Data listing
__________________________________________________

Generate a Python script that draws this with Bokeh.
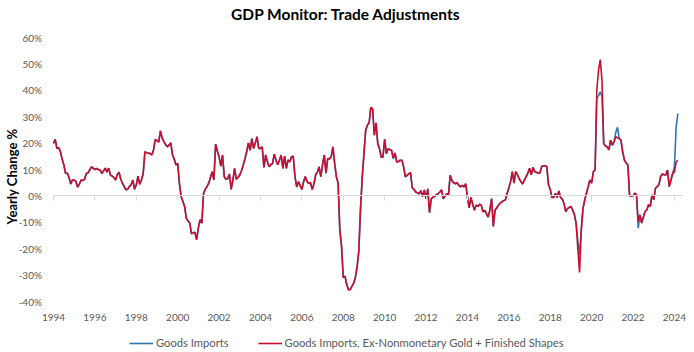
import numpy as np
from bokeh.plotting import figure
from bokeh.models import (ColumnDataSource, FixedTicker, LinearAxis, Legend, LegendItem,
                          PrintfTickFormatter, CustomJSTickFormatter, Label)
from bokeh.embed import file_html
from bokeh.resources import INLINE

title_text = "GDP Monitor: Trade Adjustments"
y_axis_title = "Yearly Change %"
series_names = ["Goods Imports", "Goods Imports, Ex-Nonmonetary Gold + Finished Shapes"]
year_ticks = list(range(1994, 2025, 2))
pct_ticks = [-40, -30, -20, -10, 0, 10, 20, 30, 40, 50, 60]
start_year = 1994

# Goods Imports, Ex-Nonmonetary Gold + Finished Shapes (yearly % change, monthly, Jan..Dec)
red_1994 = [19.9, 21.4, 17.9, 18.3, 16.7, 14.0, 11.7, 8.5, 8.7, 7.0, 4.5, 6.0]
red_1995 = [6.0, 5.5, 3.3, 4.5, 6.0, 5.8, 6.3, 8.5, 8.7, 9.8, 11.0, 10.5]
red_1996 = [10.0, 10.4, 10.0, 9.8, 8.5, 9.5, 10.5, 9.0, 10.5, 7.9, 7.5, 7.0]
red_1997 = [6.0, 8.0, 9.0, 6.3, 4.8, 3.5, 2.3, 2.5, 3.5, 4.2, 6.0, 2.5]
red_1998 = [4.2, 7.5, 4.4, 6.0, 8.5, 16.7, 16.4, 16.1, 16.1, 15.5, 17.4, 21.4]
red_1999 = [20.9, 20.4, 24.6, 22.0, 20.5, 19.5, 18.6, 19.2, 20.1, 15.5, 14.0, 11.7]
red_2000 = [12.3, 4.8, -0.3, -2.0, -4.0, -8.4, -9.5, -10.3, -14.3, -14.0, -13.8, -16.6]
red_2001 = [-12.0, -9.0, -10.3, 1.0, 2.5, 3.5, 4.8, 7.0, 9.2, 6.0, 19.6, 17.0]
red_2002 = [14.8, 11.3, 15.5, 7.3, 6.3, 6.5, 8.3, 2.5, 6.0, 10.4, 6.3, 7.0]
red_2003 = [7.9, 9.5, 11.7, 14.0, 16.7, 20.1, 17.3, 21.7, 18.0, 20.0, 22.4, 18.0]
red_2004 = [18.0, 18.6, 10.8, 15.5, 13.0, 11.0, 11.8, 12.3, 15.8, 13.5, 11.8, 13.5]
red_2005 = [15.5, 10.4, 15.1, 10.4, 13.6, 12.9, 14.8, 15.0, 7.3, 3.4, 5.4, 4.0]
red_2006 = [2.4, 5.4, 7.3, 5.5, 4.7, 5.0, 2.4, 4.5, 8.0, 9.0, 11.0, 7.3]
red_2007 = [11.8, 15.5, 8.6, 14.2, 14.0, 14.8, 18.6, 12.3, 7.3, 4.9, -12.8, -19.0]
red_2008 = [-31.0, -30.4, -33.6, -35.5, -35.5, -34.3, -33.0, -31.0, -27.0, -21.0, -5.0, 7.0]
red_2009 = [16.0, 24.9, 26.8, 27.7, 33.5, 33.0, 23.0, 27.7, 19.8, 17.9, 14.7, 14.7]
red_2010 = [21.4, 16.0, 17.9, 17.5, 17.3, 14.2, 16.3, 12.8, 13.0, 13.5, 13.5, 11.0]
red_2011 = [7.2, 7.8, 8.4, 8.8, 3.0, 2.5, 1.5, 1.2, 0.8, 2.0, -0.2, 2.3]
red_2012 = [-1.1, 2.7, -6.3, -1.1, -0.5, -0.2, 0.5, 0.8, 1.5, 2.3, -1.1, 0.0]
red_2013 = [0.8, 0.5, 7.8, 5.8, 5.0, 4.6, 5.0, 4.0, 3.4, 4.0, 3.4, 4.6]
red_2014 = [-0.6, -4.5, -0.6, -3.0, -5.4, -3.5, -4.0, -3.2, -3.5, -6.0, -5.5, -6.7]
red_2015 = [-8.0, -5.4, -1.0, -11.6, -5.4, -4.5, -3.5, -2.8, -2.2, -1.8, -1.5, 1.0]
red_2016 = [3.0, 5.4, 9.2, 4.8, 9.2, 8.0, 6.5, 5.4, 4.5, 6.0, 7.2, 8.6]
red_2017 = [10.5, 8.0, 10.8, 9.2, 9.0, 8.6, 8.7, 11.1, 11.4, 11.4, 11.1, 4.2]
red_2018 = [2.5, -0.6, -0.6, 1.0, -0.6, 1.9, -0.6, -1.2, -3.0, -6.0, -4.8, -4.4]
red_2019 = [-4.0, -5.4, -7.0, -10.4, -20.0, -29.0, -12.8, -4.7, -1.5, 1.0, 3.5, 6.0]
red_2020 = [4.8, 9.2, 9.8, 40.0, 47.6, 51.6, 43.8, 19.8, 18.9, 18.6, 17.4, 21.1]
red_2021 = [19.2, 20.5, 22.4, 22.0, 21.7, 21.1, 16.7, 13.6, 12.5, 11.7, 0.1, 0.0]
red_2022 = [0.0, 1.0, 0.5, -9.7, -7.2, -10.3, -8.0, -5.9, -5.3, -3.4, -4.0, 0.4]
red_2023 = [-1.5, 2.9, 3.5, 4.2, 7.3, 8.3, 8.0, 7.9, 9.8, 3.5, 6.0, 8.6]
red_2024 = [9.0, 12.9, 13.5]

# Goods Imports: same as above except in these months
blue_diff_months = ["2019-05", "2019-06", "2020-04", "2020-05", "2020-06", "2020-07",
                    "2021-03", "2021-04", "2022-04", "2024-01", "2024-02", "2024-03"]
blue_diff_values = [-17.0, -22.3, 37.0, 38.0, 39.4, 37.7, 24.0, 26.0, -12.2, 11.0, 26.2, 31.2]

red = np.array(red_1994 + red_1995 + red_1996 + red_1997 + red_1998 + red_1999 + red_2000
               + red_2001 + red_2002 + red_2003 + red_2004 + red_2005 + red_2006 + red_2007
               + red_2008 + red_2009 + red_2010 + red_2011 + red_2012 + red_2013 + red_2014
               + red_2015 + red_2016 + red_2017 + red_2018 + red_2019 + red_2020 + red_2021
               + red_2022 + red_2023 + red_2024, dtype=float)
blue = red.copy()
for ym, v in zip(blue_diff_months, blue_diff_values):
    yy, mm = ym.split("-")
    blue[(int(yy) - start_year) * 12 + int(mm) - 1] = v

x = start_year + np.arange(len(red)) / 12.0
src = ColumnDataSource(dict(x=x, red=red, blue=blue))

FONT = "Lato"
GRAY = "#595959"

# layout: the frame fills the whole canvas; axes are pinned at fixed locations.
# 1994 sits at x=53 px, 2024.39 at x=682 px; 60% at y=37 px, -40% at y=301 px.
W, H = 694, 352
PX_L, PX_R = 53, 682
Y_TOP_PX, Y_BOT_PX = 37, 301
xa, xb = 1994.0, 2024.39
ppy = (PX_R - PX_L) / (xb - xa)
ppp = (Y_BOT_PX - Y_TOP_PX) / (pct_ticks[-1] - pct_ticks[0])
x_lo = xa - PX_L / ppy
x_hi = xb + (W - PX_R) / ppy
y_hi = pct_ticks[-1] + Y_TOP_PX / ppp
y_lo = pct_ticks[0] - (H - Y_BOT_PX) / ppp


def px_to_x(px):
    return x_lo + px / ppy


def py_to_y(py):
    return y_hi - py / ppp


p = figure(width=W, height=H, x_range=(x_lo, x_hi), y_range=(y_lo, y_hi),
           output_backend="svg", toolbar_location=None, title=None,
           min_border_left=0, min_border_right=0, min_border_top=0, min_border_bottom=0,
           outline_line_color=None, background_fill_color="white", border_fill_color="white")
p.grid.visible = False

# percentage tick labels (right edge near x=41 px)
yax = p.yaxis[0]
yax.fixed_location = px_to_x(41.5)
yax.ticker = FixedTicker(ticks=pct_ticks)
yax.formatter = PrintfTickFormatter(format="%d%%")
yax.axis_line_color = None
yax.major_tick_line_color = None
yax.major_tick_out = 0
yax.major_tick_in = 0
yax.minor_tick_line_color = None
yax.major_label_text_font = FONT
yax.major_label_text_font_size = "10px"
yax.major_label_text_color = GRAY
yax.major_label_standoff = 0

# axis carrying only the rotated y-axis title
ytax = LinearAxis(fixed_location=px_to_x(18.5), ticker=FixedTicker(ticks=pct_ticks),
                  formatter=CustomJSTickFormatter(code="return ''"),
                  axis_line_color=None, major_tick_line_color=None, minor_tick_line_color=None,
                  major_tick_in=0, major_tick_out=0, major_label_standoff=0,
                  major_label_text_color=None,
                  axis_label=y_axis_title, axis_label_standoff=0,
                  axis_label_text_font=FONT, axis_label_text_font_style="bold",
                  axis_label_text_font_size="13px", axis_label_text_color="#000000")
p.add_layout(ytax, "left")

xax = p.xaxis[0]
xax.fixed_location = pct_ticks[0]
xax.ticker = FixedTicker(ticks=year_ticks)
xax.formatter = PrintfTickFormatter(format="%d")
xax.axis_line_color = None
xax.major_tick_line_color = None
xax.major_tick_out = 0
xax.major_tick_in = 0
xax.minor_tick_line_color = None
xax.major_label_text_font = FONT
xax.major_label_text_font_size = "10px"
xax.major_label_text_color = GRAY
xax.major_label_standoff = 12

zax = LinearAxis(fixed_location=0, bounds=(xa, xb), ticker=FixedTicker(ticks=year_ticks),
                 formatter=CustomJSTickFormatter(code="return ''"),
                 axis_line_color="#d9d9d9", major_tick_line_color="#d9d9d9",
                 major_tick_in=0, major_tick_out=5, minor_tick_line_color=None,
                 major_label_text_color=None)
p.add_layout(zax, "below")

rb = p.line("x", "blue", source=src, line_color="#2e75b6", line_width=1.6)
rr = p.line("x", "red", source=src, line_color="#c8102e", line_width=1.6)

title = Label(x=px_to_x(345.5), y=py_to_y(13), text=title_text,
              text_align="center", text_baseline="middle",
              text_font=FONT, text_font_style="bold", text_font_size="15.5px",
              text_color="#000000")
p.add_layout(title)

legend = Legend(items=[LegendItem(label=series_names[0], renderers=[rb]),
                       LegendItem(label=series_names[1], renderers=[rr])],
                orientation="horizontal", location=(129, 3),
                border_line_color=None, background_fill_alpha=0,
                label_text_font=FONT, label_text_font_size="11.2px", label_text_color=GRAY,
                glyph_width=24, glyph_height=12, label_height=12, label_standoff=3,
                spacing=29, padding=0, margin=0)
p.add_layout(legend)

open("out.html", "w").write(file_html(p, INLINE))
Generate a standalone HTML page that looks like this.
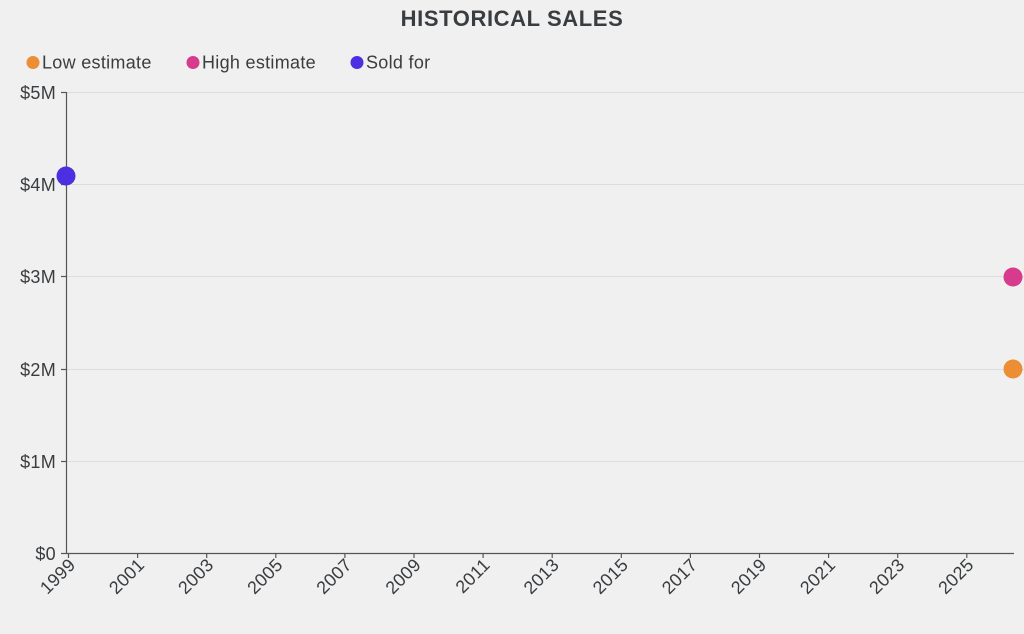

__________________________________________________

(Given exercise):
Word for word, give again the lines from the first entry to the line with "start_year = 1994", inclusive. Exclude the pictures.

(Answer to this task):
Generate a Python script that draws this with Bokeh.
import numpy as np
from bokeh.plotting import figure
from bokeh.models import (ColumnDataSource, FixedTicker, LinearAxis, Legend, LegendItem,
                          PrintfTickFormatter, CustomJSTickFormatter, Label)
from bokeh.embed import file_html
from bokeh.resources import INLINE

title_text = "GDP Monitor: Trade Adjustments"
y_axis_title = "Yearly Change %"
series_names = ["Goods Imports", "Goods Imports, Ex-Nonmonetary Gold + Finished Shapes"]
year_ticks = list(range(1994, 2025, 2))
pct_ticks = [-40, -30, -20, -10, 0, 10, 20, 30, 40, 50, 60]
start_year = 1994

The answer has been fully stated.